The task:
Write each line out exactly, leaving none out.

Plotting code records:
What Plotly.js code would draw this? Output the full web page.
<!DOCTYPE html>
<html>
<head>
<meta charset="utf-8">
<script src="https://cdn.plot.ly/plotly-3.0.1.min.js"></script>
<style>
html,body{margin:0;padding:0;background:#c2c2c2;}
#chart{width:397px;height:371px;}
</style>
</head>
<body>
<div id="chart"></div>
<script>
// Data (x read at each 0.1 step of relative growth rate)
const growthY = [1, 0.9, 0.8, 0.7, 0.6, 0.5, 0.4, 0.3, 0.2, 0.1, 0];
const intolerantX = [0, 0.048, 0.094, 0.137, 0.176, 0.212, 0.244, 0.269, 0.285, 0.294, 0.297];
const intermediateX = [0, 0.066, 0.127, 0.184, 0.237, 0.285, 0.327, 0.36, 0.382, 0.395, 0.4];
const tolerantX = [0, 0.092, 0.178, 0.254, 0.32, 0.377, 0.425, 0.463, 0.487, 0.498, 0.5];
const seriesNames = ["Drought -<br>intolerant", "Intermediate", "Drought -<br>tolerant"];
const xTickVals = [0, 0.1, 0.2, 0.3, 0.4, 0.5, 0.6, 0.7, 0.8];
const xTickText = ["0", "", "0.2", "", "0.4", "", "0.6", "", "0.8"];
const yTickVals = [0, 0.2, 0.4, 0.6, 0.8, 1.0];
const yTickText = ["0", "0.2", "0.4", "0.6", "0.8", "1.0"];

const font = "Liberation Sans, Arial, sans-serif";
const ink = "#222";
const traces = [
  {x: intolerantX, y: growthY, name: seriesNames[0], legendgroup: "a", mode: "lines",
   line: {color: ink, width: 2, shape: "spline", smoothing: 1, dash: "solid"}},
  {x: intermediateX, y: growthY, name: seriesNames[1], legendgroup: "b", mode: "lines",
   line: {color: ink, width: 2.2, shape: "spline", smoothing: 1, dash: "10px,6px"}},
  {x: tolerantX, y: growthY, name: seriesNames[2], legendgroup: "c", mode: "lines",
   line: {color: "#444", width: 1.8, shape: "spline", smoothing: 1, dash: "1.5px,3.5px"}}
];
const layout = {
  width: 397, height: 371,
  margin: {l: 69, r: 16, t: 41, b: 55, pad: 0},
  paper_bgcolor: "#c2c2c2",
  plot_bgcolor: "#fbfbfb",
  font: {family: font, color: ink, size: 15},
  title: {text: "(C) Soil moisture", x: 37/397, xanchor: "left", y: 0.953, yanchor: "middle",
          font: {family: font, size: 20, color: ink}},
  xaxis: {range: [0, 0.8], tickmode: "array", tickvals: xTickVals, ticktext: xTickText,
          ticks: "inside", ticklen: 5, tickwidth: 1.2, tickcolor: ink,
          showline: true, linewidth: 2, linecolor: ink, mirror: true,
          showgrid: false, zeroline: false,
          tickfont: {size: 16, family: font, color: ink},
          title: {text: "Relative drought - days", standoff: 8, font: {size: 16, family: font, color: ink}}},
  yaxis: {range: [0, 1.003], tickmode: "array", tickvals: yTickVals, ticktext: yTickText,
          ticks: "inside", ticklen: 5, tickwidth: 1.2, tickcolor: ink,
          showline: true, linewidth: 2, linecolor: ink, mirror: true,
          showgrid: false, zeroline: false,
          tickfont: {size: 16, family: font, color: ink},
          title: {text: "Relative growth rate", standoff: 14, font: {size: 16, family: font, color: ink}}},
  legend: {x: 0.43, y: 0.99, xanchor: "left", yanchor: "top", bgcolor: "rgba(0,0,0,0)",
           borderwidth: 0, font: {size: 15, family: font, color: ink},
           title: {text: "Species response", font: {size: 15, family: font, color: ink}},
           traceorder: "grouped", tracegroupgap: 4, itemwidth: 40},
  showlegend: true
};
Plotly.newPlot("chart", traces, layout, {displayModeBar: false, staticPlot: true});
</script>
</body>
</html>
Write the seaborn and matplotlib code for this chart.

Finished answer:
What Plotly.js code would draw this? Output the full web page.
<!DOCTYPE html>
<html>
<head>
<meta charset="utf-8">
<script src="https://cdn.plot.ly/plotly-3.0.1.min.js"></script>
<style>
html,body{margin:0;padding:0;background:#c2c2c2;}
#chart{width:397px;height:371px;}
</style>
</head>
<body>
<div id="chart"></div>
<script>
// Data (x read at each 0.1 step of relative growth rate)
const growthY = [1, 0.9, 0.8, 0.7, 0.6, 0.5, 0.4, 0.3, 0.2, 0.1, 0];
const intolerantX = [0, 0.048, 0.094, 0.137, 0.176, 0.212, 0.244, 0.269, 0.285, 0.294, 0.297];
const intermediateX = [0, 0.066, 0.127, 0.184, 0.237, 0.285, 0.327, 0.36, 0.382, 0.395, 0.4];
const tolerantX = [0, 0.092, 0.178, 0.254, 0.32, 0.377, 0.425, 0.463, 0.487, 0.498, 0.5];
const seriesNames = ["Drought -<br>intolerant", "Intermediate", "Drought -<br>tolerant"];
const xTickVals = [0, 0.1, 0.2, 0.3, 0.4, 0.5, 0.6, 0.7, 0.8];
const xTickText = ["0", "", "0.2", "", "0.4", "", "0.6", "", "0.8"];
const yTickVals = [0, 0.2, 0.4, 0.6, 0.8, 1.0];
const yTickText = ["0", "0.2", "0.4", "0.6", "0.8", "1.0"];

const font = "Liberation Sans, Arial, sans-serif";
const ink = "#222";
const traces = [
  {x: intolerantX, y: growthY, name: seriesNames[0], legendgroup: "a", mode: "lines",
   line: {color: ink, width: 2, shape: "spline", smoothing: 1, dash: "solid"}},
  {x: intermediateX, y: growthY, name: seriesNames[1], legendgroup: "b", mode: "lines",
   line: {color: ink, width: 2.2, shape: "spline", smoothing: 1, dash: "10px,6px"}},
  {x: tolerantX, y: growthY, name: seriesNames[2], legendgroup: "c", mode: "lines",
   line: {color: "#444", width: 1.8, shape: "spline", smoothing: 1, dash: "1.5px,3.5px"}}
];
const layout = {
  width: 397, height: 371,
  margin: {l: 69, r: 16, t: 41, b: 55, pad: 0},
  paper_bgcolor: "#c2c2c2",
  plot_bgcolor: "#fbfbfb",
  font: {family: font, color: ink, size: 15},
  title: {text: "(C) Soil moisture", x: 37/397, xanchor: "left", y: 0.953, yanchor: "middle",
          font: {family: font, size: 20, color: ink}},
  xaxis: {range: [0, 0.8], tickmode: "array", tickvals: xTickVals, ticktext: xTickText,
          ticks: "inside", ticklen: 5, tickwidth: 1.2, tickcolor: ink,
          showline: true, linewidth: 2, linecolor: ink, mirror: true,
          showgrid: false, zeroline: false,
          tickfont: {size: 16, family: font, color: ink},
          title: {text: "Relative drought - days", standoff: 8, font: {size: 16, family: font, color: ink}}},
  yaxis: {range: [0, 1.003], tickmode: "array", tickvals: yTickVals, ticktext: yTickText,
          ticks: "inside", ticklen: 5, tickwidth: 1.2, tickcolor: ink,
          showline: true, linewidth: 2, linecolor: ink, mirror: true,
          showgrid: false, zeroline: false,
          tickfont: {size: 16, family: font, color: ink},
          title: {text: "Relative growth rate", standoff: 14, font: {size: 16, family: font, color: ink}}},
  legend: {x: 0.43, y: 0.99, xanchor: "left", yanchor: "top", bgcolor: "rgba(0,0,0,0)",
           borderwidth: 0, font: {size: 15, family: font, color: ink},
           title: {text: "Species response", font: {size: 15, family: font, color: ink}},
           traceorder: "grouped", tracegroupgap: 4, itemwidth: 40},
  showlegend: true
};
Plotly.newPlot("chart", traces, layout, {displayModeBar: false, staticPlot: true});
</script>
</body>
</html>
Write the seaborn and matplotlib code for this chart.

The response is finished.